Phil Mushnick And Linda & Vince McMahon And Me

In the next posts I’ll be summarizing Dave Meltzer’s thorough historical review of the Tom Cole ring-boy affair – subject of a big story last week at – in his new issue of the Wrestling Observer Newsletter. First, though, I want to post my own notes on the role then of Phil Mushnick, the sports-media columnist of the New York Post and long the fiercest mainstream media critic of Linda and Vince McMahon’s World Wrestling Entertainment.

People watching the Linda McMahon Senate race in Connecticut should take stock, I believe, because the McMahons’ tactics in countering Mushnick’s practice of his First Amendment rights involved such things as a frivolous libel suit – what a non-journalist activist would call a “SLAPP” suit (for “Strategic Lawsuit Against Public Participation”)  — and harassment by private investigators.

I have my own opinion on whether such tactics add up to just another day at the office in turbo-charged capitalism, or cause for pause in considering the qualifications of a candidate for high elective office.

Phil Mushnick is not a relative. However, he has been a friend of mine for more than 25 years. Last year I even bullied him into writing the Foreword to CHRIS & NANCY. Shockingly, that gimmick has yet to catapult my brilliant book anywhere near the New York Times Bestseller List. (You can read Phil’s Foreword – including his point that he and I don’t agree on everything, since “Irv can’t always be right, ya know” – at

As I told Politico’s Ben Smith, I disagreed with his failure to name Mushnick as the journalist who was sued by the McMahons during the Tom Cole affair, and not just for reasons of Phil’s vanity or mine.

In September 1993 I was subpoenaed to be deposed by Titan Sports lawyers in the company’s libel suit against Mushnick and the Post. Through my excellent attorney, Karl Olson, on pro bono referral from the California First Amendment Coalition, I cited state journalist shield law in getting the subpoena withdrawn. Later the McMahons dropped the Mushnick suit itself, which I believe was utterly frivolous and designed only to chill.

In his 1999 interview with Wrestling Perspective, ex-ring boy Cole claimed that the company had followed his off-hours movements with trench coats from the Fairfax Group, the big private-eye firm. This was during the period when Cole was being pressured both to turn on his friend Mushnick, who had exposed the ring-boy pedophile scandal, and to carry back messages from Cole’s testimony to a federal grand jury.

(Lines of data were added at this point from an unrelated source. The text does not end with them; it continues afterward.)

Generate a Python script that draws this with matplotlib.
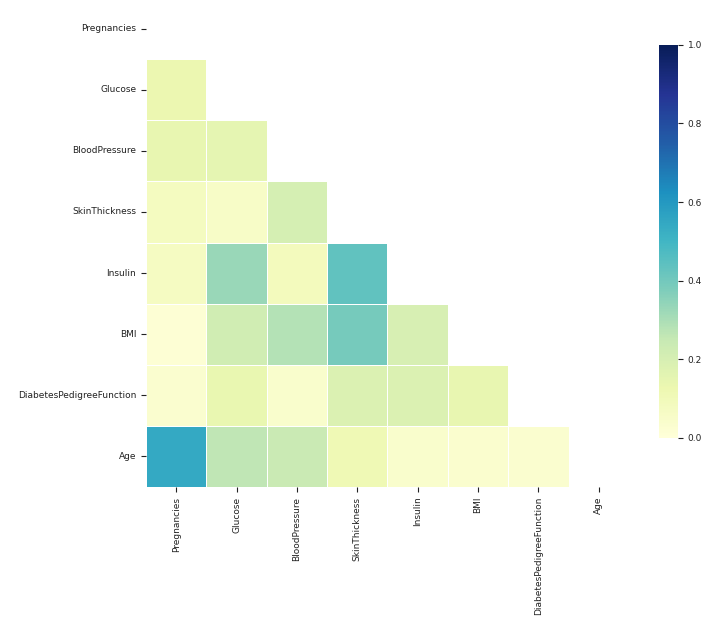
import numpy as np
import pandas as pd
import matplotlib
matplotlib.use("Agg")
import matplotlib.pyplot as plt
import seaborn as sns

# Pima diabetes features, absolute correlations
features = ["Pregnancies", "Glucose", "BloodPressure", "SkinThickness",
            "Insulin", "BMI", "DiabetesPedigreeFunction", "Age"]

# lower triangle, row by row (row i vs columns 0..i-1)
row_glucose = [0.129]
row_bp = [0.141, 0.153]
row_skin = [0.082, 0.057, 0.207]
row_insulin = [0.074, 0.331, 0.089, 0.437]
row_bmi = [0.018, 0.221, 0.282, 0.393, 0.198]
row_dpf = [0.034, 0.137, 0.041, 0.184, 0.185, 0.141]
row_age = [0.544, 0.264, 0.240, 0.114, 0.042, 0.036, 0.034]

rows = [[], row_glucose, row_bp, row_skin, row_insulin, row_bmi, row_dpf, row_age]
n = len(features)
corr = np.eye(n)
for i, r in enumerate(rows):
    for j, v in enumerate(r):
        corr[i, j] = v
        corr[j, i] = v
corr = pd.DataFrame(corr, index=features, columns=features)

mask = np.triu(np.ones_like(corr, dtype=bool))

fig = plt.figure(figsize=(7.17, 6.30), dpi=100)
ax = fig.add_axes([0.2036, 0.227, 0.6736, 0.776])
cax = fig.add_axes([0.919, 0.3048, 0.0265, 0.624])

sns.heatmap(corr, mask=mask, cmap="YlGnBu", vmin=0, vmax=1,
            linewidths=0.5, linecolor="white", ax=ax, cbar_ax=cax)

ax.tick_params(labelsize=6.5, length=3.5, width=0.8, colors="#222222")
ax.set_xticklabels(features, rotation=90)
ax.set_yticklabels(features, rotation=0)
cax.tick_params(labelsize=6.5, length=3.5, width=0.8, colors="#222222")
cax.set_yticks([0, 0.2, 0.4, 0.6, 0.8, 1.0])
for s in cax.spines.values():
    s.set_visible(False)

fig.savefig("out.png", dpi=100)
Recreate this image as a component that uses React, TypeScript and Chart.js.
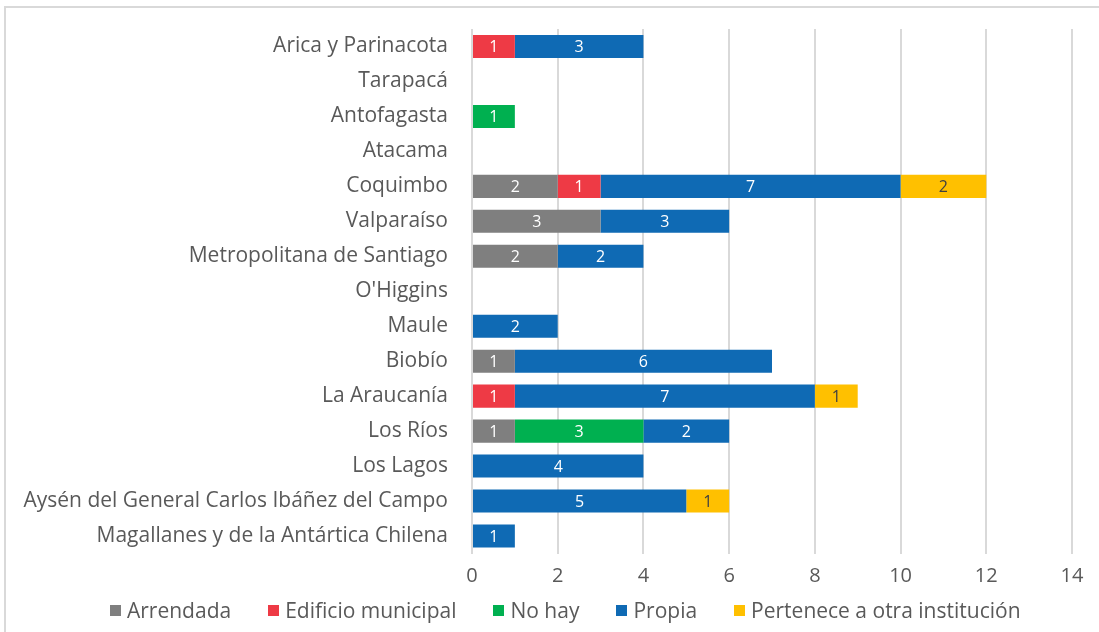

One of the reasons Smith and Politico colleague Maggie Haberman did not include this nugget in their report was that there was no confirmation of it independent of Cole himself, whose status as on-again, off-again accuser made his 11-year-old interview allegations less than ironclad-reliable.

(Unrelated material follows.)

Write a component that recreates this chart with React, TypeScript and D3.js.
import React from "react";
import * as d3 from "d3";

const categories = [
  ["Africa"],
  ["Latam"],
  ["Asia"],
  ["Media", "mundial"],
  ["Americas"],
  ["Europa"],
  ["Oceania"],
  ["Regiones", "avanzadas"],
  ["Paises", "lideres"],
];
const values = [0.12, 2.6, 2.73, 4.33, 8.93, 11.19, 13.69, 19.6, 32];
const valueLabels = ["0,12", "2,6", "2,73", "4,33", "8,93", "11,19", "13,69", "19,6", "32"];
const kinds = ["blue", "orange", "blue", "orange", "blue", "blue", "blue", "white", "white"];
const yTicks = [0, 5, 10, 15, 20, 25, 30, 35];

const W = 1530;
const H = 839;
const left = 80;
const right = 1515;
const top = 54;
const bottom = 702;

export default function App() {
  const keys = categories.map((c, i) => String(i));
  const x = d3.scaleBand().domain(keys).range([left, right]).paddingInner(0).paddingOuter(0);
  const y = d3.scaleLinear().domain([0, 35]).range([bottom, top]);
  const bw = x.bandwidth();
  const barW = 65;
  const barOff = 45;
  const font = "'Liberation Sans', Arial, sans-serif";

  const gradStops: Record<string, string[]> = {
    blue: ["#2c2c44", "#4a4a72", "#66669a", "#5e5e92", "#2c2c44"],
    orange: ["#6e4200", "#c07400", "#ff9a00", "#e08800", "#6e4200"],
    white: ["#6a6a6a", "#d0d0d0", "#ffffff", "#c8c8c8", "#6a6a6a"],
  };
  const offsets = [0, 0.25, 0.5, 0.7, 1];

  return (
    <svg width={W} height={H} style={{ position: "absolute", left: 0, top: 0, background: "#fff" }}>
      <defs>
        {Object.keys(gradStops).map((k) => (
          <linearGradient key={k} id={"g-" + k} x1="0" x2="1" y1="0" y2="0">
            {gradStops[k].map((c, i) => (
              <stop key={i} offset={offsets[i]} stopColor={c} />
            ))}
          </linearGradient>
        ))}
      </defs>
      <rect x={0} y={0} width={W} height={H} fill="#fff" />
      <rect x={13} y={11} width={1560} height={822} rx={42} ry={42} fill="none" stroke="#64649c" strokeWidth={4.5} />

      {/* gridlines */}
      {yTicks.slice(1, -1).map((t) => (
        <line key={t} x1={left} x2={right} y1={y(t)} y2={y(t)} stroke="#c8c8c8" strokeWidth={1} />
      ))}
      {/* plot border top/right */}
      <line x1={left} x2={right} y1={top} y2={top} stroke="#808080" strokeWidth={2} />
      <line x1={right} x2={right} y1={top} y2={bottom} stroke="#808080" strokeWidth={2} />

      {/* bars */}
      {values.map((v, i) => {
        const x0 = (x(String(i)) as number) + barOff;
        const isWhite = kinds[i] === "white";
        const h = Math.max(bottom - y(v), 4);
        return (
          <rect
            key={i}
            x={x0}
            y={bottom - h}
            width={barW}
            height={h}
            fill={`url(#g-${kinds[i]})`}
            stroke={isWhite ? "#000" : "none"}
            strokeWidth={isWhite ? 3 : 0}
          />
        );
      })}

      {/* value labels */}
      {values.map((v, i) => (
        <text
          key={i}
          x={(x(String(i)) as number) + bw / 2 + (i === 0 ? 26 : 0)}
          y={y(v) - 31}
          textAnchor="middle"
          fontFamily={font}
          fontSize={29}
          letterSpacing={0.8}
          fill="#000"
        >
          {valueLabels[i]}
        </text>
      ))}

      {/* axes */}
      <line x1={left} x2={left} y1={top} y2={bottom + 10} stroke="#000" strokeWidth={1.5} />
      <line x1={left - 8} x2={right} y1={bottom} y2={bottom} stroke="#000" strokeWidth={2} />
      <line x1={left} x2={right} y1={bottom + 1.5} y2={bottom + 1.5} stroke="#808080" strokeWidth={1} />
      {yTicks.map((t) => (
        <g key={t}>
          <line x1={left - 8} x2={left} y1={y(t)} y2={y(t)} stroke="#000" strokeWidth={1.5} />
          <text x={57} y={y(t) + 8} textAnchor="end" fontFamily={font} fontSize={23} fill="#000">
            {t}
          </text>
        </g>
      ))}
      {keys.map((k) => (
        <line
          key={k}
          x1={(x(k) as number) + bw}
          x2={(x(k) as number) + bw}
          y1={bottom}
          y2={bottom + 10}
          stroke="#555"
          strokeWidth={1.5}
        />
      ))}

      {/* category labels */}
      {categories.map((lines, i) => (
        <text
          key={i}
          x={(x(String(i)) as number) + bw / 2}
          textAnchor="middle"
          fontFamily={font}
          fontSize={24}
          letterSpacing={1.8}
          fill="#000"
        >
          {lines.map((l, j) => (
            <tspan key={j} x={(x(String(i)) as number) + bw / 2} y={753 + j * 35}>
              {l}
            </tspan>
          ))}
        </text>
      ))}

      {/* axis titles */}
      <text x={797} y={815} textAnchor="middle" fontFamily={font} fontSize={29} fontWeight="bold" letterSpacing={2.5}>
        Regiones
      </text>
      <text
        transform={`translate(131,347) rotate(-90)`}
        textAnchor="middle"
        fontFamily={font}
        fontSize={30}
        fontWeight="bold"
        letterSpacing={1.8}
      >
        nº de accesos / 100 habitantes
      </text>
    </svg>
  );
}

But I know that Mushnick was also tailed by Fairfax Group peeps. Indeed, on one occasion Phil confronted one of them at Elaine’s restaurant on Manhattan’s Upper East Side.

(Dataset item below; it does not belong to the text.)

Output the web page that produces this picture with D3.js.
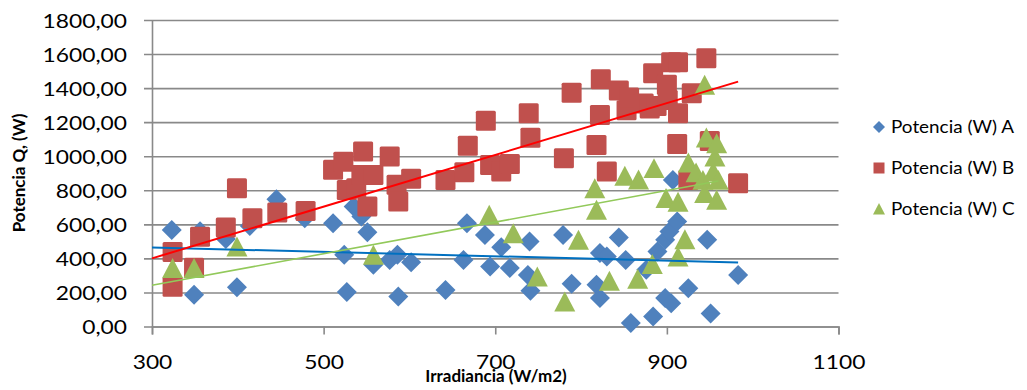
<!DOCTYPE html>
<html>
<head>
<meta charset="utf-8">
<script src="https://cdn.jsdelivr.net/npm/d3@7"></script>
<style>
  body { margin: 0; background: #fff; }
  svg { display: block; }
  text { font-family: Lato, "Open Sans", sans-serif; fill: #000; }
</style>
</head>
<body>
<svg id="chart" width="1027" height="390"></svg>
<script>
// Irradiance (W/m2) and power (W) for each measurement set
const irrA = [323, 349, 356, 386, 399, 414, 445, 478, 511, 524, 527, 535, 544, 551, 558, 577, 586, 587, 602, 642,
              663, 667, 688, 694, 707, 717, 738, 740, 741, 779, 789, 818, 822, 822, 830, 844, 852, 858, 876, 884,
              889, 898, 898, 903, 905, 907, 912, 925, 947, 951, 983];
const potA = [567, 186, 560, 514, 231, 590, 748, 636, 607, 421, 202, 704, 646, 554, 362, 391, 421, 176, 378, 215,
              391, 607, 538, 352, 466, 343, 303, 499, 210, 538, 251, 245, 431, 167, 411, 522, 391, 20, 333, 59,
              440, 509, 167, 558, 137, 861, 616, 225, 509, 77, 302];

const irrB = [324, 324, 349, 356, 386, 399, 417, 446, 479, 511, 523, 527, 538, 544, 546, 551, 558, 577, 585, 587,
              602, 642, 664, 668, 689, 694, 707, 717, 739, 741, 780, 789, 818, 822, 823, 830, 844, 853, 856, 873,
              880, 884, 888, 900, 901, 905, 912, 913, 913, 925, 929, 946, 950, 983];
const potB = [437, 233, 345, 527, 581, 812, 636, 669, 678, 920, 968, 802, 812, 890, 1027, 704, 890, 998, 832, 734,
              867, 861, 906, 1062, 1209, 949, 910, 955, 1252, 1109, 988, 1373, 1066, 1242, 1452, 910, 1386, 1270, 1345, 1310,
              1280, 1487, 1295, 1420, 1330, 1552, 1072, 1552, 1252, 860, 1370, 1575, 1090, 842];

const irrC = [324, 349, 399, 558, 693, 721, 749, 781, 797, 816, 818, 833, 851, 866, 867, 883, 885, 899, 913, 913,
              921, 925, 934, 942, 944, 944, 946, 954, 956, 958, 958, 960];
const potC = [343, 343, 470, 421, 656, 548, 293, 147, 509, 812, 685, 268, 885, 280, 863, 367, 930, 754, 732, 411,
              512, 963, 905, 861, 1420, 783, 1110, 910, 998, 1076, 744, 861];

// linear trend lines: [irradiance, power] at each end
const trendA = [[300, 464], [983, 376]];
const trendB = [[300, 400], [983, 1438]];
const trendC = [[300, 242], [960, 854]];

const seriesNames = ["Potencia (W) A", "Potencia (W) B", "Potencia (W) C"];
const yTicks = [0, 200, 400, 600, 800, 1000, 1200, 1400, 1600, 1800];
const xTicks = [300, 500, 700, 900, 1100];
const xTitle = "Irradiancia (W/m2)";
const yTitle = "Potencia Q, (W)";

const svg = d3.select("#chart");
const plotLeft = 152, plotRight = 838.5, plotTop = 20, plotBottom = 326.5;
const x = d3.scaleLinear().domain([300, 1100]).range([plotLeft, plotRight]);
const y = d3.scaleLinear().domain([0, 1800]).range([plotBottom, plotTop]);
const gridColor = "#898989";
const STRETCH = 1.14;

function stretchText(sel, k) {
  sel.each(function () {
    const t = d3.select(this);
    const tx = +t.attr("x") || 0;
    t.attr("x", tx / k).attr("transform", `scale(${k},1)`);
  });
}

// horizontal gridlines, reaching out past the axis as tick marks
svg.append("g")
  .attr("transform", `translate(${plotRight},0)`)
  .call(d3.axisLeft(y).tickValues(yTicks).tickSize(plotRight - plotLeft + 8).tickFormat(""))
  .call(g => g.select(".domain").remove())
  .call(g => g.selectAll("line").attr("stroke", gridColor).attr("stroke-width", 1.6));

// y axis with comma-decimal labels
const yAxis = svg.append("g")
  .attr("transform", `translate(${plotLeft},0)`)
  .call(d3.axisLeft(y).tickValues(yTicks).tickSize(0).tickPadding(25)
    .tickFormat(d => d3.format(".2f")(d).replace(".", ",")));
yAxis.select(".domain").attr("stroke", gridColor).attr("stroke-width", 1.6);
yAxis.selectAll("text").style("font-size", "20px").attr("dy", "0.36em");
stretchText(yAxis.selectAll("text"), STRETCH);

// x axis
const xAxis = svg.append("g")
  .attr("transform", `translate(0,${plotBottom})`)
  .call(d3.axisBottom(x).tickValues(xTicks).tickSize(8).tickPadding(20).tickFormat(d3.format("d")));
xAxis.select(".domain").attr("stroke", gridColor).attr("stroke-width", 1.6);
xAxis.selectAll("line").attr("stroke", gridColor).attr("stroke-width", 1.6);
xAxis.selectAll("text").style("font-size", "20px");
stretchText(xAxis.selectAll("text"), STRETCH);

// markers
const colors = ["#4F81BD", "#C0504D", "#9BBB59"];
const trendColors = ["#0070C0", "#FF0000", "#92C95A"];
const trendWidths = [2, 2, 1.6];
const sets = [
  { xs: irrA, ys: potA, trend: trendA },
  { xs: irrB, ys: potB, trend: trendB },
  { xs: irrC, ys: potC, trend: trendC }
];

function markerPath(kind, s) {
  if (kind === 0) return `M0,${-s}L${s},0L0,${s}L${-s},0Z`;
  if (kind === 2) return `M0,${-s}L${s},${s * 0.9}L${-s},${s * 0.9}Z`;
  return null;
}

sets.forEach((set, i) => {
  const pts = set.xs.map((v, j) => [v, set.ys[j]]);
  const g = svg.append("g");
  if (i === 1) {
    g.selectAll("rect").data(pts).join("rect")
      .attr("x", d => x(d[0]) - 10).attr("y", d => y(d[1]) - 10)
      .attr("width", 20).attr("height", 20).attr("rx", 1.5)
      .attr("fill", colors[i]);
  } else {
    g.selectAll("path").data(pts).join("path")
      .attr("transform", d => `translate(${x(d[0])},${y(d[1]) + (i === 2 ? 0.5 : 0)})`)
      .attr("d", markerPath(i, i === 0 ? 10 : 10.5))
      .attr("fill", colors[i]);
  }
});

// trend lines
const trendLine = d3.line().x(d => x(d[0])).y(d => y(d[1]));
sets.forEach((set, i) => {
  svg.append("path")
    .attr("d", trendLine(set.trend))
    .attr("fill", "none")
    .attr("stroke", trendColors[i]).attr("stroke-width", trendWidths[i]);
});

// axis titles
svg.append("text")
  .attr("x", 496).attr("y", 382)
  .attr("text-anchor", "middle")
  .style("font-size", "17px").style("font-weight", "bold")
  .text(xTitle);

svg.append("text")
  .attr("transform", "translate(25,173) rotate(-90)")
  .attr("text-anchor", "middle")
  .style("font-size", "17px").style("font-weight", "bold")
  .text(yTitle);

// legend
const legend = svg.append("g").attr("transform", "translate(879,127)");
seriesNames.forEach((name, i) => {
  const row = legend.append("g").attr("transform", `translate(0,${i * 41})`);
  if (i === 1) {
    row.append("rect").attr("x", -5.5).attr("y", -5.5).attr("width", 11).attr("height", 11).attr("fill", colors[i]);
  } else {
    row.append("path").attr("d", markerPath(i, 6)).attr("fill", colors[i]);
  }
  const t = row.append("text").attr("x", 12).attr("dy", "0.36em")
    .style("font-size", "17.5px").text(name);
  stretchText(t, 1.08);
});
</script>
</body>
</html>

And in case anyone thinks this theme is ancient news, Mike Benoit, the father of Chris Benoit, told me that in the summer of 2007, after the double murder/suicide in Georgia, an ex-FBI agent named Cliff Cormany, now in private practice, showed up at the Fayette County Sheriff’s Office, claiming to represent the Benoit family but actually doing undercover work for WWE. (In 2008 I confirmed that Cormany’s name was on public records requests to the sheriff. Neither Cormany nor WWE returned messages requesting comment.)

Unlike Phil Mushnick, I have never been sued by the McMahons, though I was rather ham-handedly threatened by their lawyer, Jerry McDevitt, during my Benoit book research. Not having to answer to corporate newspaper bosses, your humble blogger went the mischievous route of publishing McDevitt’s email volcanics as a multi-hundred-part Twitter series. (See “K&L Gates in Bizarre WWE Smackdown,” American Lawyer Media,

I don’t mean to imply that, whether or not you agree with them, Mushnick lacks for his own opinions or his willingness to express them. In another classic anecdote from the 1990s, Phil was invited to debate Vince McMahon live on the Brian Kilmeade program on the Fox cable news channel, and agreed. An hour later Phil’s participation was canceled, with Kilmeade’s producer explaining that McMahon had refused to be on camera with Mushnick — and since McMahon was the bigger “get,” Kilmeade had no choice.

So what did McMahon proceed to do when he was interviewed by Kilmeade? Vince said, “Phil Mushnick didn’t have the guts to come on this show and debate me!” And what did Brian Kilmeade say in  response? Nothing – he let McMahon get away with the lie.

What makes this old but still-instructive episode both funnier and sicker is that both Fox News Channel and Mushnick’s Post are owned by Rupert Murdoch’s News Corporation.